Consequences of Missing the Deadline
Not filing ITR within the due date has several consequences:
- Late Fees and Penalties – Under Section 234F of the Income Tax Act, a late fee of up to ₹5,000 can be imposed.
- Interest on Tax Dues – Taxpayers who have outstanding taxes need to pay interest at 1% per month until filing.
- Loss of Carry Forward Benefits – Business losses or capital losses cannot be carried forward if ITR is filed late.
- Loan and Visa Delays – Banks and embassies often require ITR proof. Filing late can affect financial credibility.
Example:
 Priya, a freelancer, wanted to apply for a personal loan. The bank asked for the last 3 years’ ITR as proof of income. Since she missed filing on time last year, the process of loan approval was delayed, showing how timely compliance affects financial opportunities.
Why Another Extension is Unlikely
The Income Tax Department extended the date till 15th September to provide relief. Another extension is unlikely because:
- Taxpayers already had sufficient time.
- Continuous extensions discourage discipline.
- The government wants to strengthen compliance culture.
Moreover, repeated extensions also affect the government’s revenue collection targets, since timely filing ensures smooth tax inflow.
A Lesson for the Future: Plan Ahead
The repeated requests for deadline extension highlight the need for better planning. Taxpayers can adopt the following practices:
- Maintain Documents in Advance – Keep salary slips, Form-16, bank interest statements, and investment proofs ready by June.
- Avoid Last-Minute Rush – File ITR at least 3-4 weeks before the deadline.
- Use Professionals Wisely – Consult a chartered accountant early if your case involves business or multiple income sources.

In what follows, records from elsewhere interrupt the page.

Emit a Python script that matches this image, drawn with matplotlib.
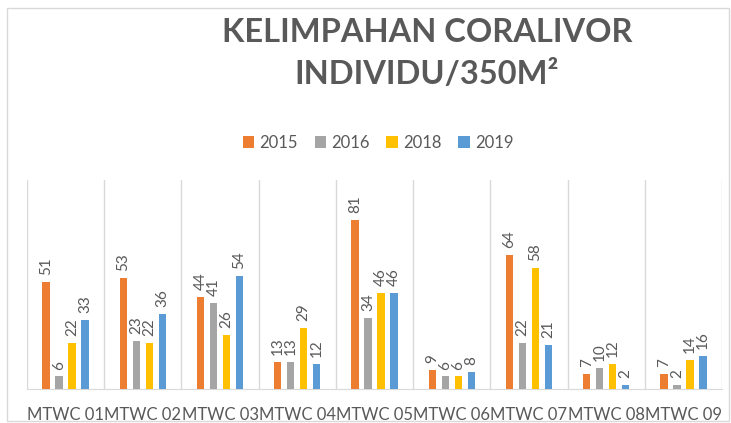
import matplotlib.pyplot as plt
import matplotlib.patches as patches
import numpy as np

plt.rcParams['font.family'] = ['Lato', 'DejaVu Sans']

# Data
stations = ["MTWC 01", "MTWC 02", "MTWC 03", "MTWC 04", "MTWC 05",
            "MTWC 06", "MTWC 07", "MTWC 08", "MTWC 09"]
years = ["2015", "2016", "2018", "2019"]
v2015 = [51, 53, 44, 13, 81, 9, 64, 7, 7]
v2016 = [6, 23, 41, 13, 34, 6, 22, 10, 2]
v2018 = [22, 22, 26, 29, 46, 6, 58, 12, 14]
v2019 = [33, 36, 54, 12, 46, 8, 21, 2, 16]

colors = ["#ED7D31", "#A5A5A5", "#FFC000", "#5B9BD5"]
text_color = "#595959"

fig = plt.figure(figsize=(7.31, 4.23), dpi=100)
ax = fig.add_axes([27 / 731, 34 / 423, 695 / 731, 209 / 423])

x = np.arange(len(stations))
step = 0.168
width = 0.095
series = [v2015, v2016, v2018, v2019]
for i, vals in enumerate(series):
    bars = ax.bar(x + (i - 1.5) * step, vals, width, color=colors[i], label=years[i], zorder=3)
    ax.bar_label(bars, rotation=90, padding=5, color=text_color, fontsize=11)

ax.set_xlim(-0.5, len(stations) - 0.5)
ax.set_ylim(0, 100)
ax.set_yticks([])
ax.set_xticks(x)
ax.set_xticklabels(stations, fontsize=12, color=text_color)
ax.tick_params(axis='x', length=0, pad=13)

# separators between groups
ax.set_xticks(np.arange(-0.5, len(stations)), minor=True)
ax.tick_params(axis='x', which='minor', length=0)
ax.grid(True, axis='x', which='minor', color='#D9D9D9', linewidth=1, zorder=0)
ax.grid(False, axis='x', which='major')

for s in ['top', 'right', 'left']:
    ax.spines[s].set_visible(False)
ax.spines['bottom'].set_color('#D9D9D9')

fig.text(427 / 731, 1 - 33 / 423, "KELIMPAHAN CORALIVOR", ha='center', va='center',
         fontsize=23.5, fontweight='bold', color=text_color)
fig.text(427 / 731, 1 - 75 / 423, "INDIVIDU/350M²", ha='center', va='center',
         fontsize=23.5, fontweight='bold', color=text_color)

fig.legend(loc='center', bbox_to_anchor=(378 / 731, 1 - 143 / 423), ncol=4, frameon=False,
           fontsize=12, handlelength=0.7, handleheight=0.7, handletextpad=0.3,
           columnspacing=1.0, labelcolor=text_color)

border = patches.Rectangle((7 / 731, 2 / 423), 722 / 731, 413 / 423, transform=fig.transFigure,
                           fill=False, edgecolor='#D9D9D9', linewidth=1)
fig.patches.append(border)

fig.savefig("out.png", dpi=100)
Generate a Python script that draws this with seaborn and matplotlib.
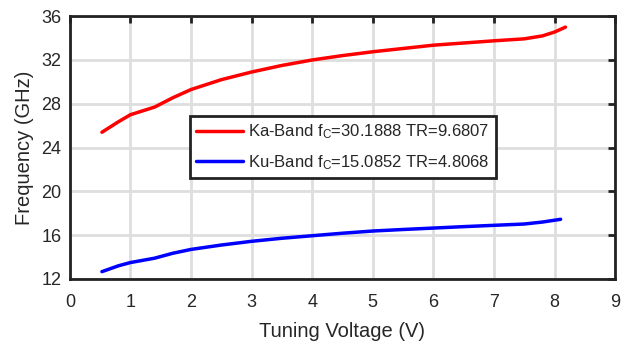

- Stay Updated – Follow official notifications instead of relying on rumors about deadline extensions.
Final Thought
The extension of the ITR deadline till 15th September was a generous move by the Income Tax Department. However, the fact that many taxpayers are still requesting more time shows how dependency on extensions has become a habit.
Key Message: Filing ITR is not just a legal obligation but also a financial responsibility. Instead of waiting for another extension, taxpayers must learn the value of timely compliance. Filing early not only avoids penalties but also ensures peace of mind and better financial planning.